* Begin SUPPLIED INFORMATION *

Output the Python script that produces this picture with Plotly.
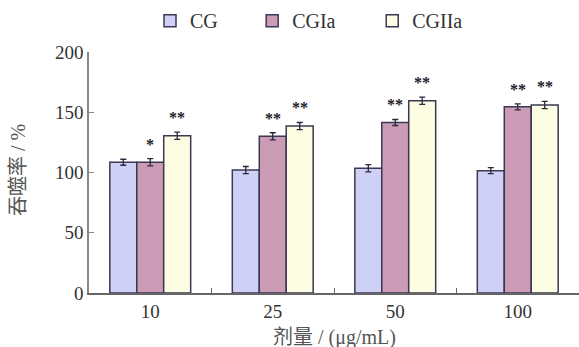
import plotly.graph_objects as go

# Dose groups (μg/mL) and phagocytosis rates (%)
doses = ["10", "25", "50", "100"]
series_names = ["CG", "CGIa", "CGIIa"]
cg_values = [108.5, 102.0, 103.5, 101.5]
cgia_values = [108.5, 130.0, 141.5, 154.5]
cgiia_values = [130.5, 138.5, 159.5, 156.0]
cg_errors = [2.5, 3.0, 3.0, 2.5]
cgia_errors = [3.0, 3.0, 2.5, 2.5]
cgiia_errors = [3.0, 3.0, 3.0, 3.0]
cg_marks = ["", "", "", ""]
cgia_marks = ["*", "**", "**", "**"]
cgiia_marks = ["**", "**", "**", "**"]
y_tick_values = [0, 50, 100, 150, 200]

colors = ["#cfd0f6", "#cc9bb6", "#fdfde4"]
outline = "#3b3852"
serif = "Liberation Serif, Times New Roman, Noto Sans CJK SC, serif"

values = [cg_values, cgia_values, cgiia_values]
errors = [cg_errors, cgia_errors, cgiia_errors]
marks = [cg_marks, cgia_marks, cgiia_marks]
legend_ids = ["legend", "legend2", "legend3"]
legend_x = [0.1245, 0.333, 0.578]

fig = go.Figure()
for name, vals, errs, col, lid in zip(series_names, values, errors, colors, legend_ids):
    fig.add_trace(go.Bar(
        x=doses, y=vals, name=name, legend=lid,
        marker=dict(color=col, line=dict(color=outline, width=1.5)),
        error_y=dict(type="data", array=errs, visible=True,
                     color="#2a2840", thickness=1.3, width=3),
    ))

# Significance marks above each bar (x given as category index)
bar_px = 27
annotations = []
for k, (vals, errs, mk) in enumerate(zip(values, errors, marks)):
    for i in range(len(doses)):
        if mk[i]:
            annotations.append(dict(
                x=i, y=vals[i] + errs[i], xref="x", yref="y",
                text="<b>" + mk[i] + "</b>", showarrow=False, yanchor="bottom",
                xshift=(k - 1) * bar_px, yshift=4,
                font=dict(family=serif, size=16, color="#1e1e28"),
            ))

annotations.append(dict(
    x=-0.145, y=0.51, xref="paper", yref="paper", text="吞噬率 / %",
    textangle=-90, showarrow=False, xanchor="center", yanchor="middle",
    font=dict(family=serif, size=20, color="#555555"),
))
annotations.append(dict(
    x=0.5, y=-0.185, xref="paper", yref="paper", text="剂量 / (μg/mL)",
    showarrow=False, xanchor="center", yanchor="middle",
    font=dict(family=serif, size=20, color="#555555"),
))

legend_style = dict(orientation="h", y=1.13, xanchor="left", yanchor="middle",
                    font=dict(family=serif, size=20, color="#333333"),
                    bgcolor="rgba(0,0,0,0)")

fig.update_layout(
    width=579, height=347,
    margin=dict(l=89, r=0, t=52, b=54),
    paper_bgcolor="white", plot_bgcolor="white",
    barmode="group", bargap=0.34, bargroupgap=0,
    showlegend=True,
    legend=dict(x=legend_x[0], **legend_style),
    legend2=dict(x=legend_x[1], **legend_style),
    legend3=dict(x=legend_x[2], **legend_style),
    annotations=annotations,
    xaxis=dict(
        type="category", range=[-0.5, 3.5], showline=True,
        linecolor="#666666", linewidth=1.5,
        ticks="inside", tickson="boundaries", ticklen=5, tickcolor="#666666",
        tickfont=dict(family=serif, size=19, color="#333333"),
        showgrid=False, zeroline=False,
    ),
    yaxis=dict(
        range=[0, 200], tickvals=y_tick_values, showline=True,
        linecolor="#888888", linewidth=1.5,
        ticks="inside", ticklen=5, tickcolor="#888888",
        tickfont=dict(family=serif, size=19, color="#333333"),
        showgrid=False, zeroline=False,
    ),
)

fig.write_html("out.html")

* End SUPPLIED INFORMATION *

- _TASK_
Output the material word for word, omitting its pictures.

- _OUTPUT OF THE TASK_
Output the Python script that produces this picture with Plotly.
import plotly.graph_objects as go

# Dose groups (μg/mL) and phagocytosis rates (%)
doses = ["10", "25", "50", "100"]
series_names = ["CG", "CGIa", "CGIIa"]
cg_values = [108.5, 102.0, 103.5, 101.5]
cgia_values = [108.5, 130.0, 141.5, 154.5]
cgiia_values = [130.5, 138.5, 159.5, 156.0]
cg_errors = [2.5, 3.0, 3.0, 2.5]
cgia_errors = [3.0, 3.0, 2.5, 2.5]
cgiia_errors = [3.0, 3.0, 3.0, 3.0]
cg_marks = ["", "", "", ""]
cgia_marks = ["*", "**", "**", "**"]
cgiia_marks = ["**", "**", "**", "**"]
y_tick_values = [0, 50, 100, 150, 200]

colors = ["#cfd0f6", "#cc9bb6", "#fdfde4"]
outline = "#3b3852"
serif = "Liberation Serif, Times New Roman, Noto Sans CJK SC, serif"

values = [cg_values, cgia_values, cgiia_values]
errors = [cg_errors, cgia_errors, cgiia_errors]
marks = [cg_marks, cgia_marks, cgiia_marks]
legend_ids = ["legend", "legend2", "legend3"]
legend_x = [0.1245, 0.333, 0.578]

fig = go.Figure()
for name, vals, errs, col, lid in zip(series_names, values, errors, colors, legend_ids):
    fig.add_trace(go.Bar(
        x=doses, y=vals, name=name, legend=lid,
        marker=dict(color=col, line=dict(color=outline, width=1.5)),
        error_y=dict(type="data", array=errs, visible=True,
                     color="#2a2840", thickness=1.3, width=3),
    ))

# Significance marks above each bar (x given as category index)
bar_px = 27
annotations = []
for k, (vals, errs, mk) in enumerate(zip(values, errors, marks)):
    for i in range(len(doses)):
        if mk[i]:
            annotations.append(dict(
                x=i, y=vals[i] + errs[i], xref="x", yref="y",
                text="<b>" + mk[i] + "</b>", showarrow=False, yanchor="bottom",
                xshift=(k - 1) * bar_px, yshift=4,
                font=dict(family=serif, size=16, color="#1e1e28"),
            ))

annotations.append(dict(
    x=-0.145, y=0.51, xref="paper", yref="paper", text="吞噬率 / %",
    textangle=-90, showarrow=False, xanchor="center", yanchor="middle",
    font=dict(family=serif, size=20, color="#555555"),
))
annotations.append(dict(
    x=0.5, y=-0.185, xref="paper", yref="paper", text="剂量 / (μg/mL)",
    showarrow=False, xanchor="center", yanchor="middle",
    font=dict(family=serif, size=20, color="#555555"),
))

legend_style = dict(orientation="h", y=1.13, xanchor="left", yanchor="middle",
                    font=dict(family=serif, size=20, color="#333333"),
                    bgcolor="rgba(0,0,0,0)")

fig.update_layout(
    width=579, height=347,
    margin=dict(l=89, r=0, t=52, b=54),
    paper_bgcolor="white", plot_bgcolor="white",
    barmode="group", bargap=0.34, bargroupgap=0,
    showlegend=True,
    legend=dict(x=legend_x[0], **legend_style),
    legend2=dict(x=legend_x[1], **legend_style),
    legend3=dict(x=legend_x[2], **legend_style),
    annotations=annotations,
    xaxis=dict(
        type="category", range=[-0.5, 3.5], showline=True,
        linecolor="#666666", linewidth=1.5,
        ticks="inside", tickson="boundaries", ticklen=5, tickcolor="#666666",
        tickfont=dict(family=serif, size=19, color="#333333"),
        showgrid=False, zeroline=False,
    ),
    yaxis=dict(
        range=[0, 200], tickvals=y_tick_values, showline=True,
        linecolor="#888888", linewidth=1.5,
        ticks="inside", ticklen=5, tickcolor="#888888",
        tickfont=dict(family=serif, size=19, color="#333333"),
        showgrid=False, zeroline=False,
    ),
)

fig.write_html("out.html")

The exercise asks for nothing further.